The book then drifts into declarations about the importance of people over data. “Build products around people, not data,” it implores. And much later: “Remember, people don’t use Facebook because they like us. They use it because they like their friends.”

This is, of course, not what happened to Facebook. Anyone who still uses the site knows that it’s a fetid swamp of artificially generated slop, the deepest thoughts of your most racist relatives, and advertisements for pages that somehow merge the two.

Facebook was always about extracting as much data from humans as possible in order to sell it to corporations. To Facebook, humans are shale rock. It’s up to the company to blast us down and render us into the only thing we have that it values: data. Valuing humans over data is the beautiful dream of a company that knows, at its core, what it’s doing is wrong. It’s like Google saying “Don’t be evil.” You only come up with an ethos like that when you know you’re about to do the opposite and you need to lie to yourself.

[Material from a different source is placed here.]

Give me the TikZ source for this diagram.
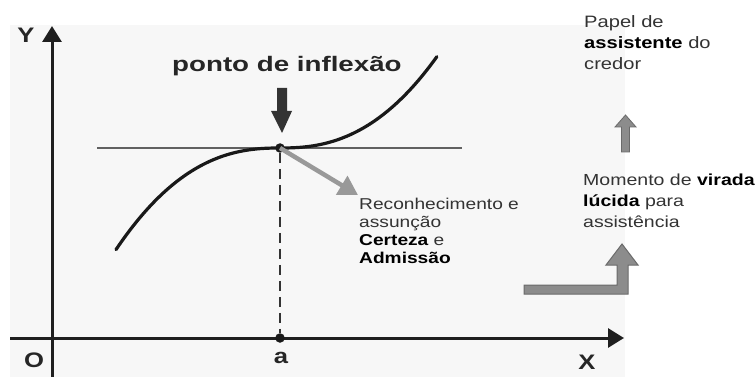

The rest is a blur of corporate emails, aphorisms, and high-minded bullshit. There are pictures of Facebook employees, street shots imitating better zines, and a brief history of human communication rendered into text messages. The “move fast and break stuff” mentality is emphasized over and over.

So is the lie that Facebook is making the world a better place. “Everything we build should facilitate human connection,” it says.

And, from time to time, startling admissions. “Tech companies are not poets,” it says over a picture of a hammer. It’s one of the only honest and clear-headed pages of the book.